Si luego contemplamos esta nueva unión con los ojos de los hijos pequeños —y los pequeños miran—, con los ojos de los niños, vemos aún más la urgencia de desarrollar en nuestras comunidades una acogida real hacia las personas que viven tales situaciones. Por ello es importante que el estilo de la comunidad, su lenguaje, sus actitudes, estén siempre atentas a las personas, partiendo de los pequeños. Ellos son los que sufren más en estas situaciones. Por lo demás, ¿cómo podremos recomendar a estos padres que hagan todo lo posible para educar a sus hijos en la vida cristiana, dándoles el ejemplo de una fe convencida y practicada, si los tuviésemos alejados de la vida de la comunidad, como si estuviesen excomulgados? Se debe obrar de tal forma que no se sumen otros pesos además de los que los hijos, en estas situaciones, ya tienen que cargar. Lamentablemente, el número de estos niños y jóvenes es verdaderamente grande. Es importante que ellos sientan a la Iglesia como madre atenta a todos, siempre dispuesta a la escucha y al encuentro.


En estas décadas, en verdad, la Iglesia no ha sido ni insensible ni perezosa. Gracias a la profundización realizada por los Pastores, guiada y confirmada por mis Predecesores, creció mucho la consciencia de que es necesaria una acogida fraterna y atenta, en el amor y en la verdad, hacia los bautizados que iniciaron una nueva convivencia tras el fracaso del matrimonio sacramental. En efecto, estas personas no están excomulgadas: ¡no están excomulgadas!, y de ninguna manera se las debe tratar como tales: ellas forman siempre parte de la Iglesia.

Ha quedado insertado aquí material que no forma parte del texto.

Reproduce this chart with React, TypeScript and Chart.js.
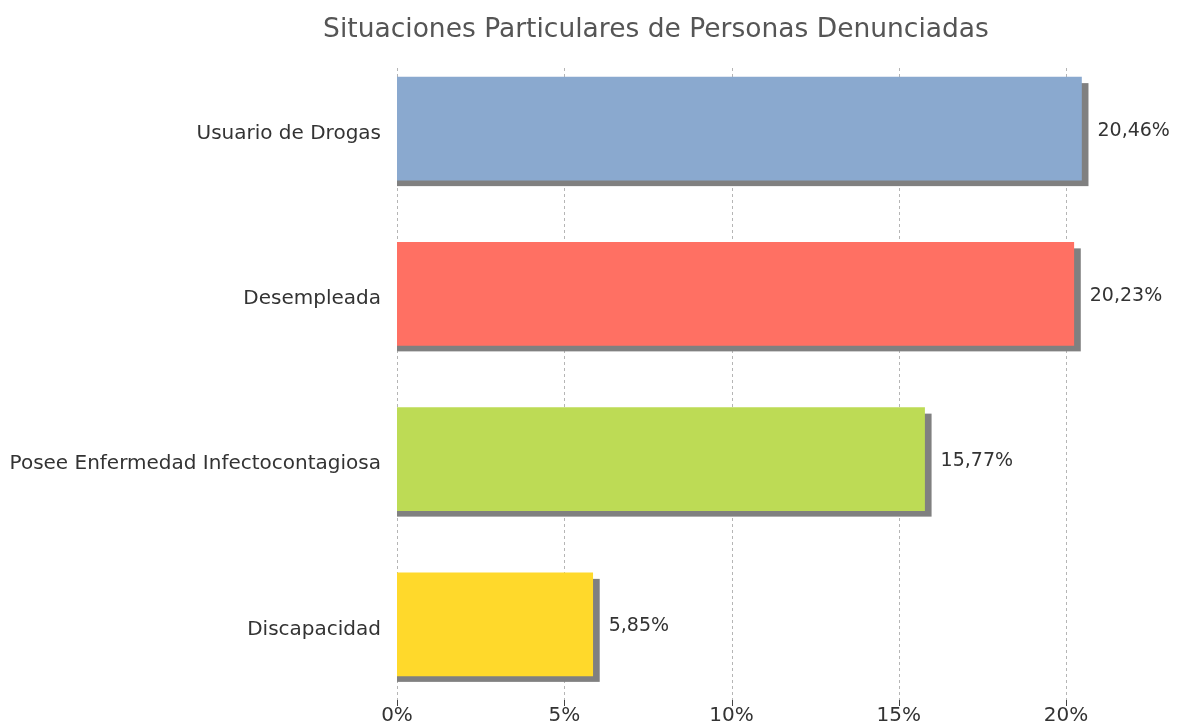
import React, { useEffect, useRef } from "react";
import { Chart, registerables } from "chart.js";

Chart.register(...registerables);

const chartTitle = "Situaciones Particulares de Personas Denunciadas";
const categories = [
  "Usuario de Drogas",
  "Desempleada",
  "Posee Enfermedad Infectocontagiosa",
  "Discapacidad",
];
const values = [20.46, 20.23, 15.77, 5.85];
const barColors = ["#8aa9cf", "#ff7063", "#bddb55", "#ffd92b"];
const xTickValues = [0, 5, 10, 15, 20];

const FONT = "'DejaVu Sans', sans-serif";

const fmt = (v: number) => v.toFixed(2).replace(".", ",") + "%";

const decorPlugin = {
  id: "decor",
  beforeDatasetsDraw(chart: any) {
    const { ctx, chartArea } = chart;
    const xs = chart.scales.x;
    ctx.save();
    xTickValues.forEach((v) => {
      const px = Math.round(xs.getPixelForValue(v)) + 0.5;
      ctx.strokeStyle = "rgba(120,120,120,0.55)";
      ctx.lineWidth = 1;
      ctx.setLineDash([3, 3]);
      ctx.beginPath();
      ctx.moveTo(px, chartArea.top + 22);
      ctx.lineTo(px, chartArea.bottom - 7);
      ctx.stroke();
      ctx.setLineDash([]);
      ctx.strokeStyle = "#444";
      ctx.beginPath();
      ctx.moveTo(px, chartArea.bottom - 7);
      ctx.lineTo(px, chartArea.bottom - 1);
      ctx.stroke();
    });
    const meta = chart.getDatasetMeta(0);
    ctx.fillStyle = "#808080";
    meta.data.forEach((el: any) => {
      const p = el.getProps(["x", "y", "base", "height"], true);
      const top = p.y - p.height / 2;
      ctx.fillRect(p.base, top + 6, p.x - p.base + 7, p.height);
    });
    ctx.restore();
  },
  afterDatasetsDraw(chart: any) {
    const { ctx } = chart;
    const meta = chart.getDatasetMeta(0);
    ctx.save();
    ctx.font = `19px ${FONT}`;
    ctx.fillStyle = "#333";
    ctx.textAlign = "left";
    ctx.textBaseline = "middle";
    meta.data.forEach((el: any, i: number) => {
      const p = el.getProps(["x", "y"], true);
      ctx.fillText(fmt(values[i]), p.x + 16, p.y + 2);
    });
    ctx.restore();
  },
  afterDraw(chart: any) {
    const { ctx } = chart;
    ctx.save();
    ctx.font = `26.5px ${FONT}`;
    ctx.fillStyle = "#555";
    ctx.textAlign = "center";
    ctx.textBaseline = "middle";
    ctx.fillText(chartTitle, 656, 30);
    ctx.restore();
  },
};

export default function App() {
  const ref = useRef<HTMLCanvasElement>(null);
  useEffect(() => {
    document.body.style.margin = "0";
    const chart = new Chart(ref.current as HTMLCanvasElement, {
      type: "bar",
      data: {
        labels: categories,
        datasets: [
          {
            data: values,
            backgroundColor: barColors,
            borderWidth: 0,
            barThickness: 103,
          },
        ],
      },
      options: {
        indexAxis: "y",
        animation: false,
        responsive: false,
        devicePixelRatio: 1,
        layout: { padding: { top: 46, right: 45, left: 0, bottom: 0 } },
        plugins: {
          legend: { display: false },
          tooltip: { enabled: false },
          title: { display: false },
        },
        scales: {
          x: {
            type: "linear",
            min: 0,
            max: 22,
            position: "bottom",
            grid: { display: false, drawTicks: false },
            border: { display: false },
            ticks: {
              font: { family: FONT, size: 20 },
              color: "#333",
              padding: -3,
              callback: (v: any) => v + "%",
            },
            afterBuildTicks: (s: any) => {
              s.ticks = xTickValues.map((v) => ({ value: v }));
            },
            afterFit: (s: any) => {
              s.height = 19;
            },
          },
          y: {
            type: "category",
            grid: { display: false, drawTicks: false },
            border: { display: false },
            ticks: {
              font: { family: FONT, size: 20 },
              color: "#333",
              padding: 16,
              labelOffset: 5,
            },
            afterFit: (s: any) => {
              s.width = 397;
              s.paddingTop = 0;
              s.paddingBottom = 0;
            },
          },
        },
      } as any,
      plugins: [decorPlugin],
    });
    return () => chart.destroy();
  }, []);
  return <canvas ref={ref} width={1178} height={726} />;
}
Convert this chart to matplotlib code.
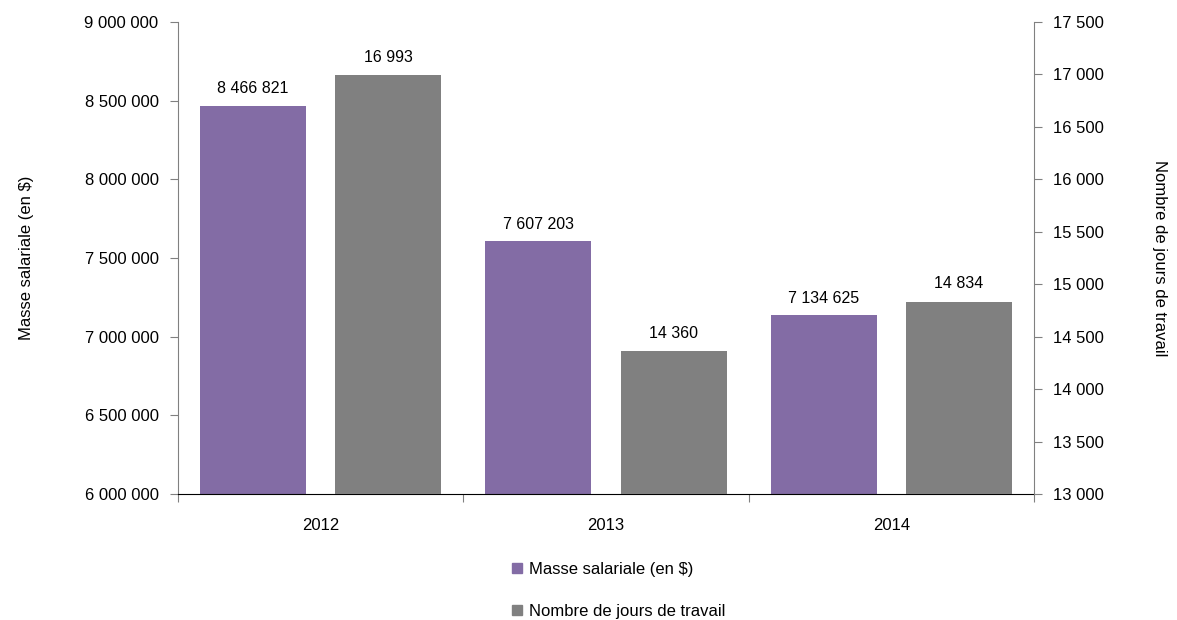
import matplotlib.pyplot as plt
import numpy as np
from matplotlib.lines import Line2D

plt.rcParams['font.family'] = ['Liberation Sans Narrow', 'Liberation Sans', 'DejaVu Sans']

years = ['2012', '2013', '2014']
masse = [8466821, 7607203, 7134625]
jours = [16993, 14360, 14834]
purple = '#836CA5'
gray = '#808080'

def fmt(v):
  return '{:,}'.format(int(v)).replace(',', ' ')

fig = plt.figure(figsize=(11.77, 6.2), dpi=100)
ax = fig.add_axes([0.1512, 0.2032, 0.7273, 0.7613])
ax2 = ax.twinx()

x = np.arange(len(years))
w = 0.372
off = 0.237

ax.bar(x - off, masse, w, color=purple, zorder=2)
ax2.bar(x + off, jours, w, color=gray, zorder=2)

for xi, v in zip(x, masse):
  ax.text(xi - off, v + 60000, fmt(v), ha='center', va='bottom', fontsize=11.5)
for xi, v in zip(x, jours):
  ax2.text(xi + off, v + 100, fmt(v), ha='center', va='bottom', fontsize=11.5)

ax.set_xlim(-0.5, 2.5)
ax.set_ylim(6000000, 9000000)
ax2.set_ylim(13000, 17500)
ax.set_yticks(np.arange(6000000, 9000001, 500000))
ax.set_yticklabels([fmt(v) for v in np.arange(6000000, 9000001, 500000)], fontsize=12)
ax2.set_yticks(np.arange(13000, 17501, 500))
ax2.set_yticklabels([fmt(v) for v in np.arange(13000, 17501, 500)], fontsize=12)

ax.set_xticks([-0.5, 0.5, 1.5, 2.5])
ax.set_xticklabels([])
ax.set_xticks(x, minor=True)
ax.set_xticklabels(years, minor=True, fontsize=12)
ax.tick_params(axis='x', which='minor', length=0, pad=17)
ax.tick_params(axis='x', which='major', length=6, color='#808080')
ax.tick_params(axis='y', length=6, color='#808080', pad=8)
ax2.tick_params(axis='y', length=6, color='#808080', pad=8)

for a in (ax, ax2):
  a.spines['top'].set_visible(False)
ax2.spines['bottom'].set_visible(False)
ax.spines['left'].set_color('#808080')
ax2.spines['right'].set_color('#808080')
ax2.spines['left'].set_visible(False)
ax.spines['right'].set_visible(False)
ax.spines['bottom'].set_color('black')
ax.spines['bottom'].set_zorder(5)

ax.set_ylabel('Masse salariale (en $)', fontsize=12, labelpad=36)
ax2.set_ylabel('Nombre de jours de travail', fontsize=12, rotation=270, labelpad=45)

handles = [Line2D([], [], marker='s', linestyle='', color=purple, markersize=7),
           Line2D([], [], marker='s', linestyle='', color=gray, markersize=7)]
fig.legend(handles, ['Masse salariale (en $)', 'Nombre de jours de travail'],
           loc='center', bbox_to_anchor=(0.525, 0.048), frameon=False, fontsize=12,
           handlelength=0.8, handletextpad=0.3, labelspacing=1.6)

fig.savefig('out.png', dpi=100)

El Papa Benedicto XVI intervino sobre esta cuestión, solicitando un atento discernimiento y un sabio acompañamiento pastoral, sabiendo que no existen «recetas sencillas» (Discurso en el VII Encuentro mundial de las familias, Fiesta de los testimonios, Milán, 2 de junio de 2012, respuesta n. 5).

De aquí la reiterada invitación de los Pastores a manifestar abierta y coherentemente la disponibilidad de la comunidad a acogerlos y alentarlos, para que vivan y desarrollen cada vez más su pertenencia a Cristo y a la Iglesia con la oración, la escucha de la Palabra de Dios, la participación en la liturgia, la educación cristiana de los hijos, la caridad, el servicio a los pobres y el compromiso por la justicia y paz.


El icono bíblico del buen Pastor (Jn 10, 11-18) resume la misión que Jesús recibió del Padre: dar la vida por las ovejas. Esa actitud es un modelo también para la Iglesia, que acoge a sus hijos como una madre que da su vida por ellos. «La Iglesia está llamada a ser siempre la casa abierta del Padre [...]» —¡Nada de puertas cerradas! ¡Nada de puertas cerradas!—. «Todos pueden participar de alguna manera en la vida eclesial, todos pueden integrar la comunidad. [...] La Iglesia [...] es la casa paterna donde hay lugar para cada uno con su vida a cuestas» (Exhort. ap. Evangelii gaudium, n. 47). Los cristianos, del mismo modo, están llamados a imitar al buen Pastor. Sobre todo las familias cristianas pueden colaborar con Él haciéndose cargo de la atención de las familias heridas, acompañándolas en la vida de fe de la comunidad. Que cada uno haga su parte asumiendo la actitud del buen Pastor, que conoce a cada una de sus ovejas y a ninguna excluye de su amor infinito.



Saludos


Saludo a los peregrinos de lengua española, en particular a los grupos provenientes de España y Latinoamérica. En la memoria litúrgica de la Dedicación de la Basílica de Santa María la Mayor, confiemos a la Madre de Dios a todas las familias. Muchas gracias.